Analytics
How is your site actually doing? The Analytics capability lets your agent pull page-view data — what’s most popular, where visitors come from, and what converts — and answer questions about it in plain language.
The Analytics capability gives your agent access to your site’s traffic data, so you can ask questions about how content and products are performing and get answers without opening a dashboard.
Requires Maxi Web Analytics. This capability reads data collected by the Maxi Web Analytics plugin, which must be active and tracking. If it isn’t, the agent will tell you the data isn’t available.
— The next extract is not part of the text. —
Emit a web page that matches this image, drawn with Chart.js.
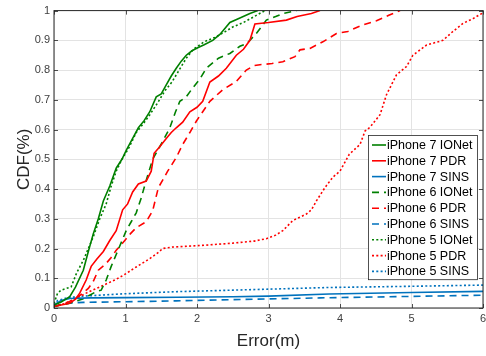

Reading analytics is also an administrator-level capability.
The reports you can ask for
The agent can pull four kinds of report, each over a date range you specify:
- Views — total page views for a specific post or product, optionally broken down by day, week, or month to see a trend.
- Top posts — your most-viewed content, optionally filtered to a type (e.g. top products, or top blog posts).
- Traffic sources — where your visitors come from: direct, referrals, and campaign data (UTM source, medium, campaign) for a specific page or site-wide.
- Conversions — for stores, the view-to-purchase rate of your products, combining page views with order data to show what’s actually selling relative to interest.
“What were my ten most-viewed products last month?”
“Where did traffic to the spring campaign landing page come from?”
“Which products get lots of views but few sales?”
Because you ask in plain language, you don’t pick a “report type” yourself — you describe the question and the agent runs the right report over the right window.
Settings
The agent can also view and adjust the analytics configuration — chiefly which provider supplies the data. Today that’s Maxi Web Analytics (the built-in, privacy-friendly local tracker); a Google Analytics 4 option is reserved for the future.
A note on the conversions report
The conversions report is the one that ties marketing to money — it pairs view data with WooCommerce orders to show conversion rates per product. It therefore needs WooCommerce active in addition to analytics, and it’s most useful on a store.
What it’s good for
- Performance questions — “what’s popular,” “what’s trending up,” answered from real view data.
- Traffic understanding — seeing which sources and campaigns actually bring visitors.
- Store insight — spotting products with high interest but low conversion (or the reverse), to guide pricing, imagery, or copy.
- Regular check-ins — a periodic “how did the site do this month?” without building reports by hand.
In summary: Analytics lets your agent read your site’s traffic data and answer performance questions in conversation — views (with trends), top content, traffic sources with campaign data, and view-to-purchase conversions for stores. It draws on the Maxi Web Analytics plugin (required), the conversions report additionally needs WooCommerce, and reading it is an administrator capability.